═════ GIVEN MATERIAL
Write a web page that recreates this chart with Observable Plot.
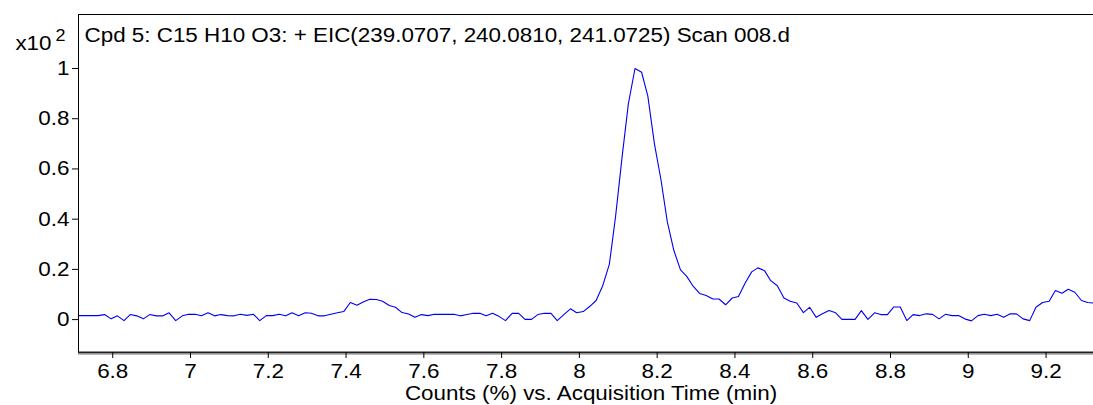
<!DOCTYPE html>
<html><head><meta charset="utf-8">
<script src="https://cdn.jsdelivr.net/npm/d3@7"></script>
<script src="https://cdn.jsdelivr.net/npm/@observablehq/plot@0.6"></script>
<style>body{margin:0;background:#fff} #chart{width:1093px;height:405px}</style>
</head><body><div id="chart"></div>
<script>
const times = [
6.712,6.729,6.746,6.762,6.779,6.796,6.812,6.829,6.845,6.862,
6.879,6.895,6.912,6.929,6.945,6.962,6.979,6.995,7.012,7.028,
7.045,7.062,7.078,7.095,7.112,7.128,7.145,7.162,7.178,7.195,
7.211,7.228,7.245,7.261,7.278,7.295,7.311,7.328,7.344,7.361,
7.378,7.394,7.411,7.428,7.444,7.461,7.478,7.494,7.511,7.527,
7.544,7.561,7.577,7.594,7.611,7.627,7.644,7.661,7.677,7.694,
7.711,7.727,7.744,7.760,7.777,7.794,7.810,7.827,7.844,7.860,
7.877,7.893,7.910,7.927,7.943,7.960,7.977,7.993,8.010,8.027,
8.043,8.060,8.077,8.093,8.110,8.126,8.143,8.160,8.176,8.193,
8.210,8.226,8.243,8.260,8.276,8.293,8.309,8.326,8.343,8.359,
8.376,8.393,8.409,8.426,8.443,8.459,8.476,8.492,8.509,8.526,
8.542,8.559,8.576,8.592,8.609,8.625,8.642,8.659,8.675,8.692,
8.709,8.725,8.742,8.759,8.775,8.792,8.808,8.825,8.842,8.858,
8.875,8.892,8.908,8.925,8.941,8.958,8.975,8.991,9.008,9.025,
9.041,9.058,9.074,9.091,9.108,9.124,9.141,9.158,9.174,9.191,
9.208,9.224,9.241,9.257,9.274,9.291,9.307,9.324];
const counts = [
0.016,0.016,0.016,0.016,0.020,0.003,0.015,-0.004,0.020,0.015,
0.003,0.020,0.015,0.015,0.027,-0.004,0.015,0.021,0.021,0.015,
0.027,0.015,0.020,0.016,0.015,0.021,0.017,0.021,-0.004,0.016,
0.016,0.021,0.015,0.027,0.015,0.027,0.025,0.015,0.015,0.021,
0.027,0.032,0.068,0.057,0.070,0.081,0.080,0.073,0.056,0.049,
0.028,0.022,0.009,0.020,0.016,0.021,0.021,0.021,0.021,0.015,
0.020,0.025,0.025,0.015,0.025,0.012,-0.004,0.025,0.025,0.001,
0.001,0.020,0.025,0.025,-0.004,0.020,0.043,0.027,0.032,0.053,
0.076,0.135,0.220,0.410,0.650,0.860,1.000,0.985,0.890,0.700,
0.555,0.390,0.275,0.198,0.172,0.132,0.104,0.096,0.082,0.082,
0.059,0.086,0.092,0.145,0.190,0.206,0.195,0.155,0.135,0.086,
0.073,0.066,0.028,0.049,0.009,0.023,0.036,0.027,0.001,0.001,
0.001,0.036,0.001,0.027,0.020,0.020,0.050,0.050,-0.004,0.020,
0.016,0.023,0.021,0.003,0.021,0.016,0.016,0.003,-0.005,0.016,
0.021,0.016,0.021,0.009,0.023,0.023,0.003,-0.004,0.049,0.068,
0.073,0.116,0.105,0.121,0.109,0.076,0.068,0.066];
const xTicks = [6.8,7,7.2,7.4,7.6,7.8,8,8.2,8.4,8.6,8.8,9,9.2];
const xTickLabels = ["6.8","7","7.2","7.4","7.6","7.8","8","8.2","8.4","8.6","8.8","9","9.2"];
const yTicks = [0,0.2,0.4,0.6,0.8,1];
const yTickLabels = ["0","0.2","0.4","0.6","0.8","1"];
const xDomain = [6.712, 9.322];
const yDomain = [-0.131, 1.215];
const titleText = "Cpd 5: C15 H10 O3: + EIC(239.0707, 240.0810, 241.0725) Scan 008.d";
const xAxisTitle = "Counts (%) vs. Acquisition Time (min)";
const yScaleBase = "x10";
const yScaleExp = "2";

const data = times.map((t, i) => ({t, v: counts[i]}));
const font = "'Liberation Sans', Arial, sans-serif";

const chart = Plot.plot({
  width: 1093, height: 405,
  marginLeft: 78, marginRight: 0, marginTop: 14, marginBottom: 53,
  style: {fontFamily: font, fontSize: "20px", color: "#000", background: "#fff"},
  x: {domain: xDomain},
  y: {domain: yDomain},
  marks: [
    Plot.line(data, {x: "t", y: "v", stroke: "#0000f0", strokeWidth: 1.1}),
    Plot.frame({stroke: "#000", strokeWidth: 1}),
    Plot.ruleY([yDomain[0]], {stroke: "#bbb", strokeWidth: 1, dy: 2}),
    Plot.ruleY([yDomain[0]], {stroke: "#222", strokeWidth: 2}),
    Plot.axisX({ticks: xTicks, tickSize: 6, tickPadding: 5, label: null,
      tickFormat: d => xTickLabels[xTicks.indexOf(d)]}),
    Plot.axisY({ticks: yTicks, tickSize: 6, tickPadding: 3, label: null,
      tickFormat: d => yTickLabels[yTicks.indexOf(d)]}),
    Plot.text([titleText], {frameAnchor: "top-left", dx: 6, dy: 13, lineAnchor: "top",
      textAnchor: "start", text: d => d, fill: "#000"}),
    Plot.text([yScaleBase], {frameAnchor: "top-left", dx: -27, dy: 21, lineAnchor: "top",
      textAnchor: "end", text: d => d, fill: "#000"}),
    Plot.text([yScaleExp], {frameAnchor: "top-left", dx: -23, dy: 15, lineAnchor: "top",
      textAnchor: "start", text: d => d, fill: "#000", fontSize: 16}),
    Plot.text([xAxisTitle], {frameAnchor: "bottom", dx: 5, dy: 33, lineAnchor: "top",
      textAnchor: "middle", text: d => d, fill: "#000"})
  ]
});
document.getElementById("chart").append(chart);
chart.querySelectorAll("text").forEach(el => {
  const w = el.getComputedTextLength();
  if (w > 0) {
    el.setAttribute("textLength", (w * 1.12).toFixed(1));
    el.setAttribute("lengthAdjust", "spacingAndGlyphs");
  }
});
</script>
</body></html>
══════════
REQUIREMENTS
Omit every picture while copying the listing above exactly.

CORRECT RESPONSE
Write a web page that recreates this chart with Observable Plot.
<!DOCTYPE html>
<html><head><meta charset="utf-8">
<script src="https://cdn.jsdelivr.net/npm/d3@7"></script>
<script src="https://cdn.jsdelivr.net/npm/@observablehq/plot@0.6"></script>
<style>body{margin:0;background:#fff} #chart{width:1093px;height:405px}</style>
</head><body><div id="chart"></div>
<script>
const times = [
6.712,6.729,6.746,6.762,6.779,6.796,6.812,6.829,6.845,6.862,
6.879,6.895,6.912,6.929,6.945,6.962,6.979,6.995,7.012,7.028,
7.045,7.062,7.078,7.095,7.112,7.128,7.145,7.162,7.178,7.195,
7.211,7.228,7.245,7.261,7.278,7.295,7.311,7.328,7.344,7.361,
7.378,7.394,7.411,7.428,7.444,7.461,7.478,7.494,7.511,7.527,
7.544,7.561,7.577,7.594,7.611,7.627,7.644,7.661,7.677,7.694,
7.711,7.727,7.744,7.760,7.777,7.794,7.810,7.827,7.844,7.860,
7.877,7.893,7.910,7.927,7.943,7.960,7.977,7.993,8.010,8.027,
8.043,8.060,8.077,8.093,8.110,8.126,8.143,8.160,8.176,8.193,
8.210,8.226,8.243,8.260,8.276,8.293,8.309,8.326,8.343,8.359,
8.376,8.393,8.409,8.426,8.443,8.459,8.476,8.492,8.509,8.526,
8.542,8.559,8.576,8.592,8.609,8.625,8.642,8.659,8.675,8.692,
8.709,8.725,8.742,8.759,8.775,8.792,8.808,8.825,8.842,8.858,
8.875,8.892,8.908,8.925,8.941,8.958,8.975,8.991,9.008,9.025,
9.041,9.058,9.074,9.091,9.108,9.124,9.141,9.158,9.174,9.191,
9.208,9.224,9.241,9.257,9.274,9.291,9.307,9.324];
const counts = [
0.016,0.016,0.016,0.016,0.020,0.003,0.015,-0.004,0.020,0.015,
0.003,0.020,0.015,0.015,0.027,-0.004,0.015,0.021,0.021,0.015,
0.027,0.015,0.020,0.016,0.015,0.021,0.017,0.021,-0.004,0.016,
0.016,0.021,0.015,0.027,0.015,0.027,0.025,0.015,0.015,0.021,
0.027,0.032,0.068,0.057,0.070,0.081,0.080,0.073,0.056,0.049,
0.028,0.022,0.009,0.020,0.016,0.021,0.021,0.021,0.021,0.015,
0.020,0.025,0.025,0.015,0.025,0.012,-0.004,0.025,0.025,0.001,
0.001,0.020,0.025,0.025,-0.004,0.020,0.043,0.027,0.032,0.053,
0.076,0.135,0.220,0.410,0.650,0.860,1.000,0.985,0.890,0.700,
0.555,0.390,0.275,0.198,0.172,0.132,0.104,0.096,0.082,0.082,
0.059,0.086,0.092,0.145,0.190,0.206,0.195,0.155,0.135,0.086,
0.073,0.066,0.028,0.049,0.009,0.023,0.036,0.027,0.001,0.001,
0.001,0.036,0.001,0.027,0.020,0.020,0.050,0.050,-0.004,0.020,
0.016,0.023,0.021,0.003,0.021,0.016,0.016,0.003,-0.005,0.016,
0.021,0.016,0.021,0.009,0.023,0.023,0.003,-0.004,0.049,0.068,
0.073,0.116,0.105,0.121,0.109,0.076,0.068,0.066];
const xTicks = [6.8,7,7.2,7.4,7.6,7.8,8,8.2,8.4,8.6,8.8,9,9.2];
const xTickLabels = ["6.8","7","7.2","7.4","7.6","7.8","8","8.2","8.4","8.6","8.8","9","9.2"];
const yTicks = [0,0.2,0.4,0.6,0.8,1];
const yTickLabels = ["0","0.2","0.4","0.6","0.8","1"];
const xDomain = [6.712, 9.322];
const yDomain = [-0.131, 1.215];
const titleText = "Cpd 5: C15 H10 O3: + EIC(239.0707, 240.0810, 241.0725) Scan 008.d";
const xAxisTitle = "Counts (%) vs. Acquisition Time (min)";
const yScaleBase = "x10";
const yScaleExp = "2";

const data = times.map((t, i) => ({t, v: counts[i]}));
const font = "'Liberation Sans', Arial, sans-serif";

const chart = Plot.plot({
  width: 1093, height: 405,
  marginLeft: 78, marginRight: 0, marginTop: 14, marginBottom: 53,
  style: {fontFamily: font, fontSize: "20px", color: "#000", background: "#fff"},
  x: {domain: xDomain},
  y: {domain: yDomain},
  marks: [
    Plot.line(data, {x: "t", y: "v", stroke: "#0000f0", strokeWidth: 1.1}),
    Plot.frame({stroke: "#000", strokeWidth: 1}),
    Plot.ruleY([yDomain[0]], {stroke: "#bbb", strokeWidth: 1, dy: 2}),
    Plot.ruleY([yDomain[0]], {stroke: "#222", strokeWidth: 2}),
    Plot.axisX({ticks: xTicks, tickSize: 6, tickPadding: 5, label: null,
      tickFormat: d => xTickLabels[xTicks.indexOf(d)]}),
    Plot.axisY({ticks: yTicks, tickSize: 6, tickPadding: 3, label: null,
      tickFormat: d => yTickLabels[yTicks.indexOf(d)]}),
    Plot.text([titleText], {frameAnchor: "top-left", dx: 6, dy: 13, lineAnchor: "top",
      textAnchor: "start", text: d => d, fill: "#000"}),
    Plot.text([yScaleBase], {frameAnchor: "top-left", dx: -27, dy: 21, lineAnchor: "top",
      textAnchor: "end", text: d => d, fill: "#000"}),
    Plot.text([yScaleExp], {frameAnchor: "top-left", dx: -23, dy: 15, lineAnchor: "top",
      textAnchor: "start", text: d => d, fill: "#000", fontSize: 16}),
    Plot.text([xAxisTitle], {frameAnchor: "bottom", dx: 5, dy: 33, lineAnchor: "top",
      textAnchor: "middle", text: d => d, fill: "#000"})
  ]
});
document.getElementById("chart").append(chart);
chart.querySelectorAll("text").forEach(el => {
  const w = el.getComputedTextLength();
  if (w > 0) {
    el.setAttribute("textLength", (w * 1.12).toFixed(1));
    el.setAttribute("lengthAdjust", "spacingAndGlyphs");
  }
});
</script>
</body></html>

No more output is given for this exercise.